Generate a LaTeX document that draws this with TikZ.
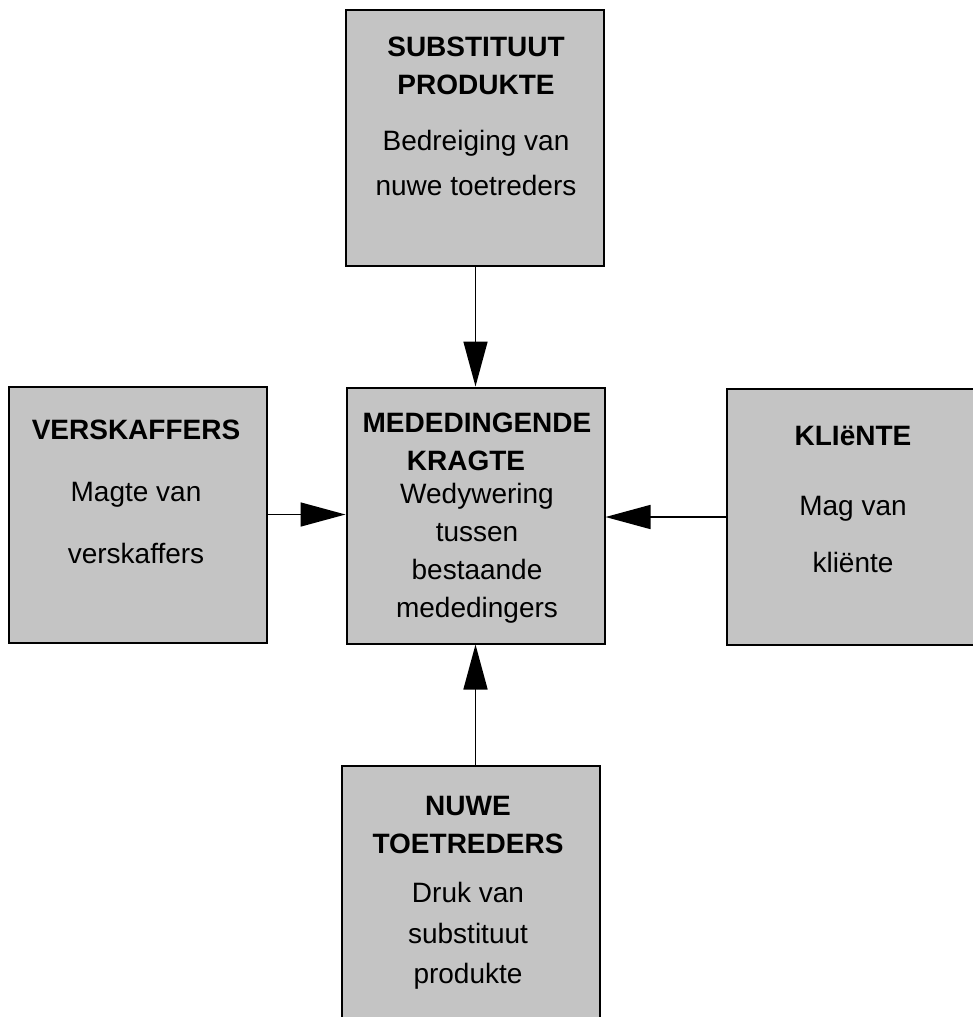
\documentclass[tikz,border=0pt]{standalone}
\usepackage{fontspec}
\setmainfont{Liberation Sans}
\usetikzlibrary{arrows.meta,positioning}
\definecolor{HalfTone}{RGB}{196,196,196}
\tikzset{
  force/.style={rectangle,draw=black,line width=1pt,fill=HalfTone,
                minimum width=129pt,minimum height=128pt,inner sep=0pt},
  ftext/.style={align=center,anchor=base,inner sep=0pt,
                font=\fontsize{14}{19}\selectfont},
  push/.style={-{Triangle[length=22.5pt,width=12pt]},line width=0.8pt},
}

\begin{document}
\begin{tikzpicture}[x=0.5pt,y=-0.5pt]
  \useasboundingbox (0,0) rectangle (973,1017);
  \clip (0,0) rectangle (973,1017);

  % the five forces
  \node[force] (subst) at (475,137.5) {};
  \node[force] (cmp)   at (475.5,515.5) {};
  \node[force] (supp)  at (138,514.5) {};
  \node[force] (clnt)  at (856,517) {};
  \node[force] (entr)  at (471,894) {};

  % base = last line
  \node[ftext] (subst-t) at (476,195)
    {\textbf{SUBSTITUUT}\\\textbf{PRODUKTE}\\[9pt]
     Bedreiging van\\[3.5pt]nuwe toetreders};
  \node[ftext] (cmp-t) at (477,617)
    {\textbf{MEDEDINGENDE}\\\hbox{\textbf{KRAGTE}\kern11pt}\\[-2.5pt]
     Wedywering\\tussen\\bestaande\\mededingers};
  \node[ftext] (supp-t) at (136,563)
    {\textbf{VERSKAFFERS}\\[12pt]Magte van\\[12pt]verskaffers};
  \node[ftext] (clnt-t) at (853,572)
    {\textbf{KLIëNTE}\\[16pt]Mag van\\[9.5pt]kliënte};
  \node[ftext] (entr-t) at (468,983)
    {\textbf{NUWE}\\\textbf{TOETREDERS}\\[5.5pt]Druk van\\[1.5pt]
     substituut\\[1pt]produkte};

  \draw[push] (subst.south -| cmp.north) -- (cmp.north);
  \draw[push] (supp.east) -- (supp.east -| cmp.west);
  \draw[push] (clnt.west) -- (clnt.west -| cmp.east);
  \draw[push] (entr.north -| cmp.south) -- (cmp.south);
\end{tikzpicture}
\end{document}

DO THIS: Extract every line of the data exactly; pictures stay out.

CORRECT RESULT:
Generate a LaTeX document that draws this with TikZ.
\documentclass[tikz,border=0pt]{standalone}
\usepackage{fontspec}
\setmainfont{Liberation Sans}
\usetikzlibrary{arrows.meta,positioning}
\definecolor{HalfTone}{RGB}{196,196,196}
\tikzset{
  force/.style={rectangle,draw=black,line width=1pt,fill=HalfTone,
                minimum width=129pt,minimum height=128pt,inner sep=0pt},
  ftext/.style={align=center,anchor=base,inner sep=0pt,
                font=\fontsize{14}{19}\selectfont},
  push/.style={-{Triangle[length=22.5pt,width=12pt]},line width=0.8pt},
}

\begin{document}
\begin{tikzpicture}[x=0.5pt,y=-0.5pt]
  \useasboundingbox (0,0) rectangle (973,1017);
  \clip (0,0) rectangle (973,1017);

  % the five forces
  \node[force] (subst) at (475,137.5) {};
  \node[force] (cmp)   at (475.5,515.5) {};
  \node[force] (supp)  at (138,514.5) {};
  \node[force] (clnt)  at (856,517) {};
  \node[force] (entr)  at (471,894) {};

  % base = last line
  \node[ftext] (subst-t) at (476,195)
    {\textbf{SUBSTITUUT}\\\textbf{PRODUKTE}\\[9pt]
     Bedreiging van\\[3.5pt]nuwe toetreders};
  \node[ftext] (cmp-t) at (477,617)
    {\textbf{MEDEDINGENDE}\\\hbox{\textbf{KRAGTE}\kern11pt}\\[-2.5pt]
     Wedywering\\tussen\\bestaande\\mededingers};
  \node[ftext] (supp-t) at (136,563)
    {\textbf{VERSKAFFERS}\\[12pt]Magte van\\[12pt]verskaffers};
  \node[ftext] (clnt-t) at (853,572)
    {\textbf{KLIëNTE}\\[16pt]Mag van\\[9.5pt]kliënte};
  \node[ftext] (entr-t) at (468,983)
    {\textbf{NUWE}\\\textbf{TOETREDERS}\\[5.5pt]Druk van\\[1.5pt]
     substituut\\[1pt]produkte};

  \draw[push] (subst.south -| cmp.north) -- (cmp.north);
  \draw[push] (supp.east) -- (supp.east -| cmp.west);
  \draw[push] (clnt.west) -- (clnt.west -| cmp.east);
  \draw[push] (entr.north -| cmp.south) -- (cmp.south);
\end{tikzpicture}
\end{document}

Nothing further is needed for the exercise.